Seclusion is a vexed issue in New Zealand with most Kiwis blissfully unaware of its existence in the world of mental health in this country. The fact is that about 17 people a week are put in seclusion and Maori make up about a 38% of these.
So what is seclusion?
According to the office of the Director of Mental Health in its Annual Report 2012 seclusion is defined as ‘where a consumer is placed alone in a room or area, at any time and for any duration, from which they cannot freely exit’. Seclusion can only be used when its necessary for the care or treatment of a consumer or for the protection of other consumers. But many people feel the practice is used all too often, to the point where it’s perceived as a punishment. I have personally heard someone threatened with being ‘locked up’ if they don’t behave by a staff member.

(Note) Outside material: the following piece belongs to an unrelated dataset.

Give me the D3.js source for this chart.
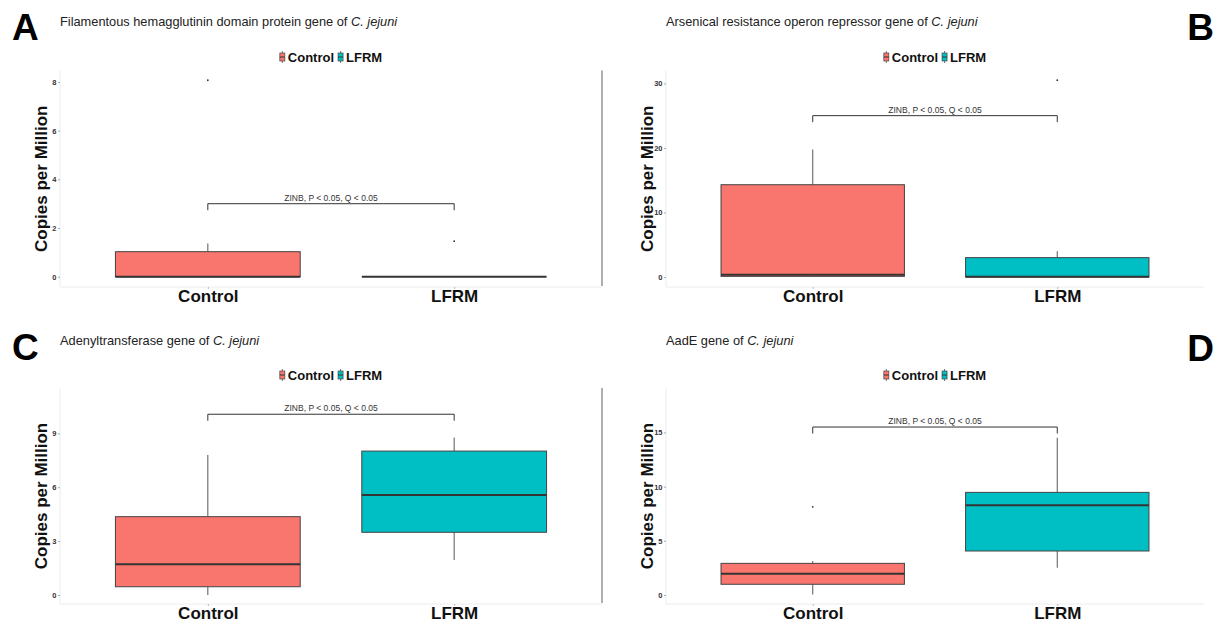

A typical scenario might be where someone is shouting or arguing with another consumer or smoking on the ward or refusing to accept instructions from a staff member. I know of cases where people have been secluded for holding hands, having sex, masturbating, disagreeing with staff or sitting to close to someone else. In my view none of these incidences needed seclusion. Action was required but solitary confinement was a step too far. The threat of seclusion often ramps up a situation, making it more volatile. When what’s needed is a calming, gentler approach to de-escalate the incident to the point where further intervention is not required. This is the ideal, but it maybe more time consuming, but still worth giving it a shot.
Why is seclusion bad.
As far as I can tell solitary confinement has no therapeutic benefit at all. In fact, the process of secluding someone can do more harm than good. Many people feel traumatise at being forcibly removed from a ward setting. It can trigger Post-Traumatic Stress events and people are often ‘drugged up’ as part of the process. Even the UN has described the practice as ‘cruel, inhuman, or degrading’. It is also an attack on the person. There are other reasons why solitary confinement should be ruled out of the equation. A person can become disorientated, losing a sense of time and place, they can feel abandoned and less trusting of the clinical team as well as feeling resentful.
According to the Office of the Director of Mental Health Annual Report 2011’Seclusion should be an uncommon event and should be used only when there is an imminent risk of danger to the individual or others and there is no other safe and effective alternative is possible.’
It’s good to know that District Health Board’s (DHB’s) are actively working to reduce seclusion, but their progress seems painfully slow, with only one DHB publicly setting a target to completely ban the practice. Tairawhiti has set 2020 as the target to abandon seclusion. Indeed, there is a measurable decline in the use of seclusion across the country and that is a good thing for mental health in New Zealand. It seems there is a desire for cultural organisational change inside DHB’s and it’s not before time.